WHAT TO WORK ON
Write out exactly the lines that run from the line containing "Reproduce this chart with matplotlib." through the line containing "from matplotlib.ticker import"; both end lines belong to the answer.

RECORDS FOR THIS EXERCISE
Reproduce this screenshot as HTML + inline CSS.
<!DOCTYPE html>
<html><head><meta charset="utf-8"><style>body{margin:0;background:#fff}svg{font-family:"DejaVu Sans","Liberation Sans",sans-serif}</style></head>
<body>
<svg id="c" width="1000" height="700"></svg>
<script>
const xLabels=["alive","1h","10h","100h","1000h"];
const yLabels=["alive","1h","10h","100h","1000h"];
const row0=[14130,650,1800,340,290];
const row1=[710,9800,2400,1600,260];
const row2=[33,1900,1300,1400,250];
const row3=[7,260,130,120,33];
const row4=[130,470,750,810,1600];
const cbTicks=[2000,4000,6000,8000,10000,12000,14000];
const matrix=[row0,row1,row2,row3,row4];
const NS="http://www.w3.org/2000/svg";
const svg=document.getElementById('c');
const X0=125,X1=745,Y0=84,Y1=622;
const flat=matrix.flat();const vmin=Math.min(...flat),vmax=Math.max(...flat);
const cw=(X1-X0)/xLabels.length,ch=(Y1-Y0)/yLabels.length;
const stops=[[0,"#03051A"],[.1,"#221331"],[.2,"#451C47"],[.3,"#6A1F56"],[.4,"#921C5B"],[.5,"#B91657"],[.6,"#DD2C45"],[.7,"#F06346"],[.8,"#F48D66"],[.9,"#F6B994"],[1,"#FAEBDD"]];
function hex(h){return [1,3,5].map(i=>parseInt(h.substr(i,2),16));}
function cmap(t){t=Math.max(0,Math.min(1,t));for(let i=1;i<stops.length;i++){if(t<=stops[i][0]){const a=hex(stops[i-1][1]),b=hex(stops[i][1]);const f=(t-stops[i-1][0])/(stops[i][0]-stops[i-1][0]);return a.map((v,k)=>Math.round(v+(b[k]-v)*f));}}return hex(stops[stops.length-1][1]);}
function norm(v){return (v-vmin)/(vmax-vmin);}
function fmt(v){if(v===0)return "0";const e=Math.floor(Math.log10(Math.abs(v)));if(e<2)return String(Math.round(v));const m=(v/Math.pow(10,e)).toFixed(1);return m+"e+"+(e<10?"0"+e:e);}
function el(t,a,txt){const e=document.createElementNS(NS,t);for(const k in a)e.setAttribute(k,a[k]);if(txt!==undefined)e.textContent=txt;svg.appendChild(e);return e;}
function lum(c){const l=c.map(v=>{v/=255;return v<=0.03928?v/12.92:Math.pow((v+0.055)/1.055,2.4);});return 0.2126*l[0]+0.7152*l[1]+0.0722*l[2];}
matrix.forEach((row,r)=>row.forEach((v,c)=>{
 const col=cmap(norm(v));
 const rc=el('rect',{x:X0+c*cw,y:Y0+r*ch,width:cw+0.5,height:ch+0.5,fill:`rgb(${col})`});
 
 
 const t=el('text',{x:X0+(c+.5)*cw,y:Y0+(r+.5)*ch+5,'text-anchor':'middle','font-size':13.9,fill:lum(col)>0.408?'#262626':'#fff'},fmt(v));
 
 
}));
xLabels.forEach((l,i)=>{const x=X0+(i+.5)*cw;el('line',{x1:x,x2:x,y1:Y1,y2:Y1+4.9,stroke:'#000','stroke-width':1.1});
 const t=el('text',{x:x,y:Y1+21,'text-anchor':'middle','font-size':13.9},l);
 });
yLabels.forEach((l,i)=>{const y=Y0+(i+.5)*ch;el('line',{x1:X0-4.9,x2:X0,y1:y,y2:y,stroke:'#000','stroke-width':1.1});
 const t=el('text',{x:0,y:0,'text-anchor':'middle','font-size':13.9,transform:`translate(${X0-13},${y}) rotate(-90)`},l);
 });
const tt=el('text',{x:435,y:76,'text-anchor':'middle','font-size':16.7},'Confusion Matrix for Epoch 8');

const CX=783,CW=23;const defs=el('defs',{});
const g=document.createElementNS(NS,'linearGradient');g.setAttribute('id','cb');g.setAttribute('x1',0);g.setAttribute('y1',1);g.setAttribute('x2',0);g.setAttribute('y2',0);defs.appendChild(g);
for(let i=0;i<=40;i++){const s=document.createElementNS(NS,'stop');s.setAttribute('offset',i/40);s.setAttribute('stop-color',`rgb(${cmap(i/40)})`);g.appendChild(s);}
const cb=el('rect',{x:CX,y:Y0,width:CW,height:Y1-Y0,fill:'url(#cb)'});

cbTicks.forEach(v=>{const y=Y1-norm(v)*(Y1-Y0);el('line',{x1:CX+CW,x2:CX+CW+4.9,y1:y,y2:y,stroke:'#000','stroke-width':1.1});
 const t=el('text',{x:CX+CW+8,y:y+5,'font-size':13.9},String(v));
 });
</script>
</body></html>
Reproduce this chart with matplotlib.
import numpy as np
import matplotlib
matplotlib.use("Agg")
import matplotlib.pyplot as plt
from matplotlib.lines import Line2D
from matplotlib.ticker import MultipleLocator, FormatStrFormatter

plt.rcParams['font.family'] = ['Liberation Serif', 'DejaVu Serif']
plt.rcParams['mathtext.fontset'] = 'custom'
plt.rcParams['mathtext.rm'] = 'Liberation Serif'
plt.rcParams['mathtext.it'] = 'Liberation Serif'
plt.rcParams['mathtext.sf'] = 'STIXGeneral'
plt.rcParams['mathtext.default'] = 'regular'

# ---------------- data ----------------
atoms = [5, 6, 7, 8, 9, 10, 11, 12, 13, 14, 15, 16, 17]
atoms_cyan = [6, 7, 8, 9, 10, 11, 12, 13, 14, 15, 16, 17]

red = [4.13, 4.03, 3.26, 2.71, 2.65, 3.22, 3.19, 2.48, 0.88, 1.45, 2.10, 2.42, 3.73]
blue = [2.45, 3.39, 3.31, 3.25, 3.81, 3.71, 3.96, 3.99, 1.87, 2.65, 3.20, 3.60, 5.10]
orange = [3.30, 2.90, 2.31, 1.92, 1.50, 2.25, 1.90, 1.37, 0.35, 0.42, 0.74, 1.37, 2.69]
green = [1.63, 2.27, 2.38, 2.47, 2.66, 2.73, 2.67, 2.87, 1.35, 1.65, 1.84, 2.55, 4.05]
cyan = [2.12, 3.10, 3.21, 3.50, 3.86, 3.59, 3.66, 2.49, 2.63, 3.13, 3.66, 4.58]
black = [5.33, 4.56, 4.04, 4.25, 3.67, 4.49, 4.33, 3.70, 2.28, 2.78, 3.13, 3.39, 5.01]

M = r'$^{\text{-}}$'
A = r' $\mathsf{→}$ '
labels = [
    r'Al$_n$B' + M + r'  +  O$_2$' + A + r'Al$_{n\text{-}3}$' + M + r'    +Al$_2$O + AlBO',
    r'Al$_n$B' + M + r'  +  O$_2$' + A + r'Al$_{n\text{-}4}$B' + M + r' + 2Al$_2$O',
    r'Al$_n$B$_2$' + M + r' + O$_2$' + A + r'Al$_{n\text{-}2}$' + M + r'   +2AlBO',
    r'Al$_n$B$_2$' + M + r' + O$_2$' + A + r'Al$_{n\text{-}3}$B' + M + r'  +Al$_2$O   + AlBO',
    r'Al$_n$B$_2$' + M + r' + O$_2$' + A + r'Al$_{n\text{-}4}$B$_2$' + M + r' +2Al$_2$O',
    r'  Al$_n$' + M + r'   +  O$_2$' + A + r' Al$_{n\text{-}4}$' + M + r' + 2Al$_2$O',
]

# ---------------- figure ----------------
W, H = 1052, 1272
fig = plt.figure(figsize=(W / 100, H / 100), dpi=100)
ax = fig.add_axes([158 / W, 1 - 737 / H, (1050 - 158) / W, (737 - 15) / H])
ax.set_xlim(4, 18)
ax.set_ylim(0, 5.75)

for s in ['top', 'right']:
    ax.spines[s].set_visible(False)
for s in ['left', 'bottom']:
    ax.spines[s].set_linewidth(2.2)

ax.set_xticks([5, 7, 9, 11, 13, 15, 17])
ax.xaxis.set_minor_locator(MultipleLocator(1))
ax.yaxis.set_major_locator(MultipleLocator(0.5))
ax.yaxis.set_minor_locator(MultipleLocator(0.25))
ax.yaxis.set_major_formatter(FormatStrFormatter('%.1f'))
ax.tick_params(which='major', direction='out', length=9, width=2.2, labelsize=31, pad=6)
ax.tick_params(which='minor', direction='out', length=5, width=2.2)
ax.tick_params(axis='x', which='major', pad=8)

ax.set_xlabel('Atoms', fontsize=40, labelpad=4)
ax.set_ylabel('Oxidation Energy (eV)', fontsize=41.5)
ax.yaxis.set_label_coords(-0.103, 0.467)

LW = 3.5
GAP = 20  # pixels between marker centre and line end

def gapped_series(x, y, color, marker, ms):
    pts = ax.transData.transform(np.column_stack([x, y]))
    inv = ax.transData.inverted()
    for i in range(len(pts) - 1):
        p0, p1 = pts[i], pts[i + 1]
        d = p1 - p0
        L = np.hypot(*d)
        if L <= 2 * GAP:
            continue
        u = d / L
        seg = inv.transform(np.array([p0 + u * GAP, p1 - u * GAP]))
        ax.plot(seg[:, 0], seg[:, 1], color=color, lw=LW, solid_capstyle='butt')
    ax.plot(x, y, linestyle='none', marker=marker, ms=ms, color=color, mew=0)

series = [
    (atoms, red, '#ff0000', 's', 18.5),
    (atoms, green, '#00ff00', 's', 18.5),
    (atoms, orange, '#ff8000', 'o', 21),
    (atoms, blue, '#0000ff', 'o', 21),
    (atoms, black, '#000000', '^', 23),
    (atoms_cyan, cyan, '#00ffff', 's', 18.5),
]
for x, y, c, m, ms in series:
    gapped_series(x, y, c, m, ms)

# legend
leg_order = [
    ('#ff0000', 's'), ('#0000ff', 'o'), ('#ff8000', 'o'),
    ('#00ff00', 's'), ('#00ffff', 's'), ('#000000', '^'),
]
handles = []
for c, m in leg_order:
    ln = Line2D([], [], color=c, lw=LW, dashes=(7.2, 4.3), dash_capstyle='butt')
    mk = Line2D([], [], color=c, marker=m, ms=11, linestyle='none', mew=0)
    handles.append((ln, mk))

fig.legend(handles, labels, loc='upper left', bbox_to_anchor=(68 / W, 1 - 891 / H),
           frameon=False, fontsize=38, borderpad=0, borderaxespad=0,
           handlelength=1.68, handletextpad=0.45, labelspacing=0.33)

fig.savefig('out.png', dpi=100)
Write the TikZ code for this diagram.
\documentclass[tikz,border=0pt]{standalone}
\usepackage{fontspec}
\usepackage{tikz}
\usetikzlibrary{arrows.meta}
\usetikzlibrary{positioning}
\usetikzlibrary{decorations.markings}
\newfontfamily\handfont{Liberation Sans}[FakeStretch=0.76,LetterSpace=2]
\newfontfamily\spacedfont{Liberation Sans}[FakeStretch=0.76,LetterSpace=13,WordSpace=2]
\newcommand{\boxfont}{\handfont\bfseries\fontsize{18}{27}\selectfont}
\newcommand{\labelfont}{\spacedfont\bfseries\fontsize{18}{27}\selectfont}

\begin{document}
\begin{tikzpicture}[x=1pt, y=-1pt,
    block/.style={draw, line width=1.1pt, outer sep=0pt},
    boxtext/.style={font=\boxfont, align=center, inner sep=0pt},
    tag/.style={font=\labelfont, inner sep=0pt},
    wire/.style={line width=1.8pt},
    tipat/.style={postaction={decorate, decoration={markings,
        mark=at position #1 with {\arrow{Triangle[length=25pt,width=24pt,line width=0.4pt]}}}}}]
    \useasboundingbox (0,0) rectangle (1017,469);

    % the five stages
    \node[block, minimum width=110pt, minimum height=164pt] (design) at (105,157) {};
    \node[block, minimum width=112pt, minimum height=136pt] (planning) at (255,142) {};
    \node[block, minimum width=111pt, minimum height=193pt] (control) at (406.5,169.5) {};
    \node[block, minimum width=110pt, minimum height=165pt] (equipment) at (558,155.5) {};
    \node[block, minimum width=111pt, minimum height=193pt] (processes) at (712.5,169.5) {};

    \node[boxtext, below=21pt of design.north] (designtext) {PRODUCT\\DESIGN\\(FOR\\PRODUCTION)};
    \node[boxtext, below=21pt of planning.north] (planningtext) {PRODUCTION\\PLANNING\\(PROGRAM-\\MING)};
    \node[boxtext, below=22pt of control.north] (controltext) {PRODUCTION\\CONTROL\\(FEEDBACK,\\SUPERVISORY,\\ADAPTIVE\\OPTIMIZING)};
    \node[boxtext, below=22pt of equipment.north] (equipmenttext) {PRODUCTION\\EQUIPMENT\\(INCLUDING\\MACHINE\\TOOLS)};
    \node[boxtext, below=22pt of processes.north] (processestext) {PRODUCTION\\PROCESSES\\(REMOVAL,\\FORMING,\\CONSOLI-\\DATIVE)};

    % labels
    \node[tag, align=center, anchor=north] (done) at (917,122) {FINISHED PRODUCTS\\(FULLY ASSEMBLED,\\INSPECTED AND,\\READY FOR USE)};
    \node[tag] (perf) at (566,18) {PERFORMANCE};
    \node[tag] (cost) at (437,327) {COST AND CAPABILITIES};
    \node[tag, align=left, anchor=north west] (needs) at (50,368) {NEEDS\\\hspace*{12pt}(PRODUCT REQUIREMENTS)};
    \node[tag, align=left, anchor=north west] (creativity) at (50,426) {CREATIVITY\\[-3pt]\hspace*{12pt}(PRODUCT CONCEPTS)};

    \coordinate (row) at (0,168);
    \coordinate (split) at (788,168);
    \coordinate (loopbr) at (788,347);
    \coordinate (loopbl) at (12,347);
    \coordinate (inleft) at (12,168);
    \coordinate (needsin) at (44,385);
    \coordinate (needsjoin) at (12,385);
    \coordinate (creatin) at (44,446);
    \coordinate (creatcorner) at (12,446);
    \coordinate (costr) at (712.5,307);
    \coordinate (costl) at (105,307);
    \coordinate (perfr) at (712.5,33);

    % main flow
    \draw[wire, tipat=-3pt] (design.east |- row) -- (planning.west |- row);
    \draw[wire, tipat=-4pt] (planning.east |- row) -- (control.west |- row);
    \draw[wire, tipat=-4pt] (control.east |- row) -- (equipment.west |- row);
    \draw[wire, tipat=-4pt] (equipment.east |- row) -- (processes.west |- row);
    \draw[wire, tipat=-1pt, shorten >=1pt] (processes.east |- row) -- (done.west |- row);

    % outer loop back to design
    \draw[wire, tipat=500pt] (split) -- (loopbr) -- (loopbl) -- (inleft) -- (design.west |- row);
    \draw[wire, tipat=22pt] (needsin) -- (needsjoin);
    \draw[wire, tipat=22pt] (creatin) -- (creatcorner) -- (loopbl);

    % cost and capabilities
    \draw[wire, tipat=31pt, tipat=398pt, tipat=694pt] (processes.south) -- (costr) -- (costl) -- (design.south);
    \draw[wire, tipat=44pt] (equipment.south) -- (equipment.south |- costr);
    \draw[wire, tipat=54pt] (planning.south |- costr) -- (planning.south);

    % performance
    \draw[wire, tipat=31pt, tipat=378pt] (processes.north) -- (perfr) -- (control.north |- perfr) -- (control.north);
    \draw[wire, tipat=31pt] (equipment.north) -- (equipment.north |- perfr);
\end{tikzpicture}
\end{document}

REPLY
Reproduce this chart with matplotlib.
import numpy as np
import matplotlib
matplotlib.use("Agg")
import matplotlib.pyplot as plt
from matplotlib.lines import Line2D
from matplotlib.ticker import MultipleLocator, FormatStrFormatter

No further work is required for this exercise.